The DWD in turn used data from Britain’s Volcanic Ash Advisory Centres (VAAC) and computer simulations to estimate how the data applied to German air space, she said.

“Today, we see no contamination,” she said.

The DFS has consistently relied on the VAAC data and computer modelling in deciding whether to allow flights - an approach that has been criticised by airlines. Only on Monday did another agency, the German Aerospace Centre (DLR) gather raw data from German airspace to determine how much ash was actually in the air.

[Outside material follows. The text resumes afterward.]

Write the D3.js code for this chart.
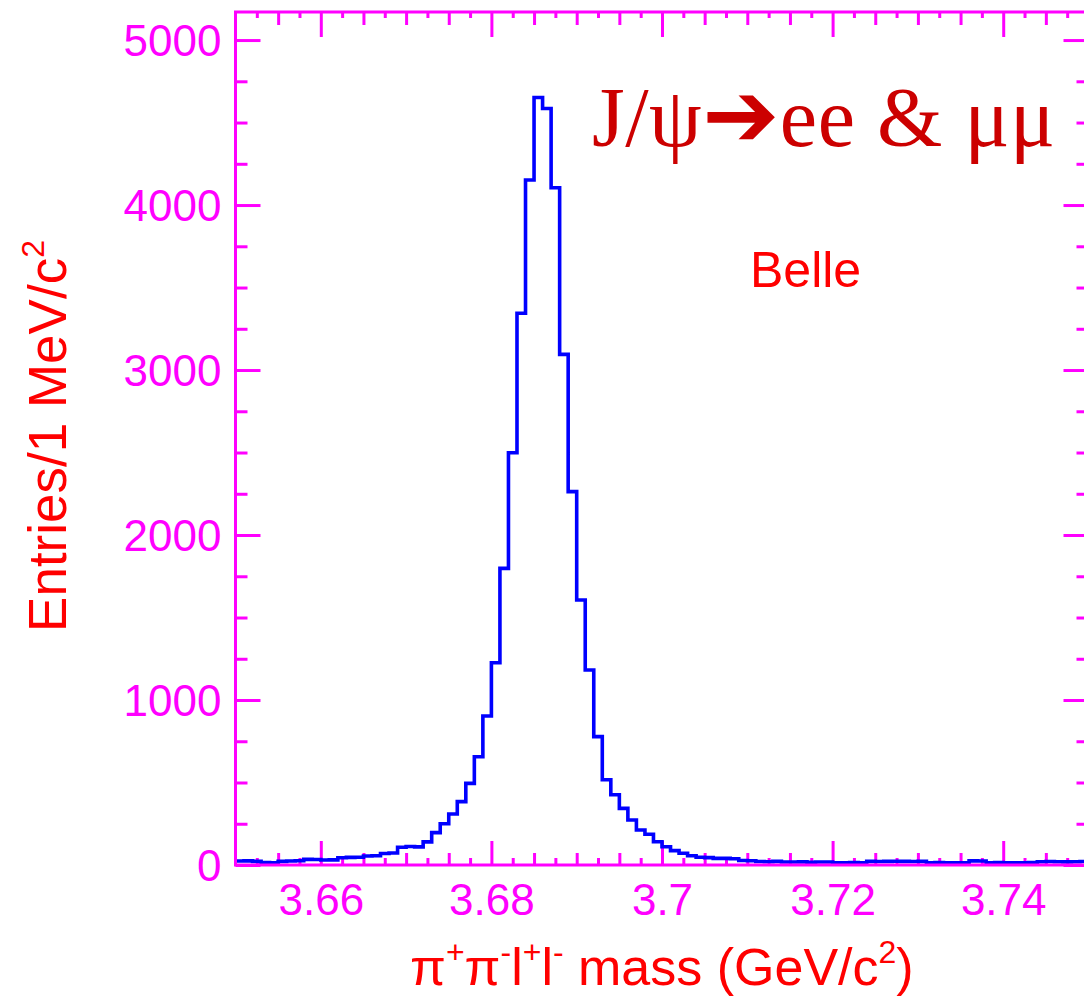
<!DOCTYPE html>
<html>
<head>
<meta charset="utf-8">
<script src="https://cdn.jsdelivr.net/npm/d3@7"></script>
<style>
  html, body { margin: 0; padding: 0; background: #ffffff; }
  svg { display: block; }
</style>
</head>
<body>
<svg id="chart" width="1084" height="996"></svg>
<script>
// pi+ pi- l+ l- invariant mass, 1 MeV bins from 3.65 to 3.75 GeV/c^2
const binStart = 3.65;
const binWidth = 0.001;
const counts = [
  24, 25, 22, 15, 14, 22, 24, 26, 34, 33,
  30, 31, 44, 46, 47, 55, 56, 70, 73, 108,
  112, 110, 140, 196, 250, 309, 384, 495, 656, 903,
  1226, 1798, 2499, 3344, 4152, 4652, 4585, 4105, 3095, 2263,
  1606, 1182, 778, 517, 426, 343, 273, 212, 186, 141,
  111, 87, 71, 56, 47, 45, 40, 40, 38, 27,
  26, 21, 20, 22, 18, 18, 19, 17, 18, 18,
  14, 14, 15, 14, 22, 21, 22, 23, 22, 21,
  22, 14, 15, 14, 13, 14, 25, 24, 14, 15,
  14, 13, 14, 15, 20, 21, 20, 19, 20, 21
];
const xDomain = [3.65, 3.75];
const yMax = 5170;
const xTickLabels = [3.66, 3.68, 3.70, 3.72, 3.74];
const yTickLabels = [0, 1000, 2000, 3000, 4000, 5000];

const AXIS = "#ff00ff";
const TITLE = "#ff0000";
const NOTE = "#cc0000";
const LINE = "#0000ff";
const SANS = "'Liberation Sans', Arial, Helvetica, sans-serif";
const SERIF = "'Liberation Serif', 'Times New Roman', serif";

const svg = d3.select("#chart");
svg.append("rect").attr("width", 1084).attr("height", 996).attr("fill", "#fff");

const frame = { left: 235.5, right: 1088.5, top: 12, bottom: 865 };
const x = d3.scaleLinear().domain(xDomain).range([frame.left, frame.right]);
const y = d3.scaleLinear().domain([0, yMax]).range([frame.bottom, frame.top]);

// Tick levels: major every 0.02, medium every 0.005, small every 0.0025
const xSteps = d3.range(1, 40).map(i => ({ i, v: +(binStart + i * 0.0025).toFixed(4) }));
const xMajor = xTickLabels;
const xMedium = xSteps.filter(d => d.i % 2 === 0 && d.i % 8 !== 4).map(d => d.v);
const xSmall = xSteps.filter(d => d.i % 2 === 1).map(d => d.v);
const yMinor = d3.range(1, 21).map(i => i * 250).filter(v => v % 1000 !== 0 && v < yMax);

function tickLayer(axis, tx, ty) {
  const g = svg.append("g").attr("transform", `translate(${tx},${ty})`).call(axis);
  g.select(".domain").remove();
  g.selectAll(".tick line").attr("stroke", AXIS).attr("stroke-width", 3);
  return g;
}

// Bottom and top axes: ticks point into the plot
[[xMajor, 24], [xMedium, 12], [xSmall, 7]].forEach(([vals, len]) => {
  tickLayer(d3.axisTop(x).tickValues(vals).tickSize(len).tickFormat(""), 0, frame.bottom);
  tickLayer(d3.axisBottom(x).tickValues(vals).tickSize(len === 7 ? 6 : len + 1).tickFormat(""), 0, frame.top);
});
// Left and right axes: ticks point inward
[[yTickLabels, 25], [yMinor, 12]].forEach(([vals, len]) => {
  tickLayer(d3.axisRight(y).tickValues(vals).tickSize(len).tickFormat(""), frame.left, 0);
  tickLayer(d3.axisLeft(y).tickValues(vals).tickSize(len).tickFormat(""), frame.right, 0);
});

// Tick labels
const xLab = svg.append("g").attr("transform", `translate(0,${frame.bottom})`)
  .call(d3.axisBottom(x).tickValues(xTickLabels).tickSize(0).tickFormat(d3.format("~g")));
xLab.select(".domain").remove();
xLab.selectAll("text").attr("y", 50).attr("dy", 0)
  .attr("fill", AXIS).style("font-family", SANS).style("font-size", "44px");

const yLab = svg.append("g").attr("transform", `translate(${frame.left},0)`)
  .call(d3.axisLeft(y).tickValues(yTickLabels).tickSize(0).tickPadding(14).tickFormat(d3.format("d")));
yLab.select(".domain").remove();
yLab.selectAll("text").attr("dy", "0.36em")
  .attr("fill", AXIS).style("font-family", SANS).style("font-size", "44px");

// Histogram outline
const pts = counts.map((c, k) => [binStart + k * binWidth, c]);
pts.push([binStart + counts.length * binWidth, counts[counts.length - 1]]);
const step = d3.line().x(d => x(d[0])).y(d => y(d[1])).curve(d3.curveStepAfter);
svg.append("path").datum(pts)
  .attr("d", step).attr("fill", "none")
  .attr("stroke", LINE).attr("stroke-width", 3.6).attr("stroke-linejoin", "miter");

// Frame
svg.append("rect")
  .attr("x", frame.left).attr("y", frame.top)
  .attr("width", frame.right - frame.left).attr("height", frame.bottom - frame.top)
  .attr("fill", "none").attr("stroke", AXIS).attr("stroke-width", 3);

// Rich text helper: [text, isSuperscript] runs
function richText(t, runs, supSize, lift) {
  let raised = false;
  runs.forEach(([s, isSup]) => {
    const sp = t.append("tspan").text(s);
    if (isSup && !raised) { sp.attr("dy", -lift); raised = true; }
    else if (!isSup && raised) { sp.attr("dy", lift); raised = false; }
    if (isSup) sp.style("font-size", supSize);
  });
}

// Axis titles
const xt = svg.append("text").attr("x", 410).attr("y", 985)
  .attr("fill", TITLE).style("font-family", SANS).style("font-size", "52px");
richText(xt, [["π"], ["+", true], ["π"], ["-", true], ["l"], ["+", true], ["l"], ["-", true],
  [" mass (GeV/c"], ["2", true], [")"]], "32px", 22);

const yt = svg.append("text")
  .attr("transform", "translate(66,436) rotate(-90)")
  .attr("text-anchor", "middle")
  .attr("fill", TITLE).style("font-family", SANS).style("font-size", "53px");
richText(yt, [["Entries/1 MeV/c"], ["2", true]], "32px", 22);

// Annotations
svg.append("text").attr("x", 750).attr("y", 287)
  .attr("fill", TITLE).style("font-family", SANS).style("font-size", "50px").text("Belle");

const note = svg.append("text").attr("x", 592).attr("y", 146)
  .attr("textLength", 463).attr("lengthAdjust", "spacing")
  .attr("fill", NOTE).style("font-family", SERIF).style("font-size", "84px");
note.append("tspan").text("J/ψ");
note.append("tspan").style("font-family", "'DejaVu Sans', sans-serif").style("font-size", "92px").text("➔");
note.append("tspan").text("ee & μμ");
</script>
</body>
</html>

CLICK HERE FOR A GALLERY OF THE VOLCANO.

The DLR’s report said the ash cloud was visible as a “brown layer” and measurements showed the air above Leipzig at about 4,000 metres altitude showed a contamination of 60 microgrammes of ash particles per square metre - a level comparable to dust from the Sahara Desert that sometimes blows into the German atmosphere.

The report stated the test plane suffered no damage, but did not offer an assessment of the danger of this level of contamination – and the actual threshold at which ash becomes dangerous remains unclear.

Airlines, particularly Germany’s biggest carrier Lufthansa and second biggest, Air Berlin, spent days criticising the reliance on computer simulations, as tens of thousands of flights across Europe were cancelled and losses for airlines mounted.

Lufthansa spokesman Klaus Walther told Bild am Sonntag newspaper: “The flight ban, which is completely based on computer calculations, is causing economic damage in the billions. This is why, for the future, we demand that dependable measurements must be available before a flight ban is imposed.”

On Wednesday, a Lufthansa spokesman, Thomas Jachnow, dismissed suggestions the airline was engaging in a double standard by now accepting the DFS’s ruling without complaint.

“Our decision depends on the decisions of the DFS. We followed the rules before and we’re following them now,” he told The Local. “We were simply asking the question from the beginning whether one computer simulation was enough to say something about the amount of volcanic ash over Germany.”

Jachnow said test flights made by Lufthansa in partnership with the Max Planck Institute showed no damage to engines or equipment.

The results of the flight's contamination tests would be released in coming days, he added.

Air Berlin did not respond immediately to a request for comment on how the DFS justified the ban.

Meanwhile a report by the International Air Transport Association (IATA) said the several days of grounded European flights from volcanic ash had cost airlines $1.7 billion in lost sales alone.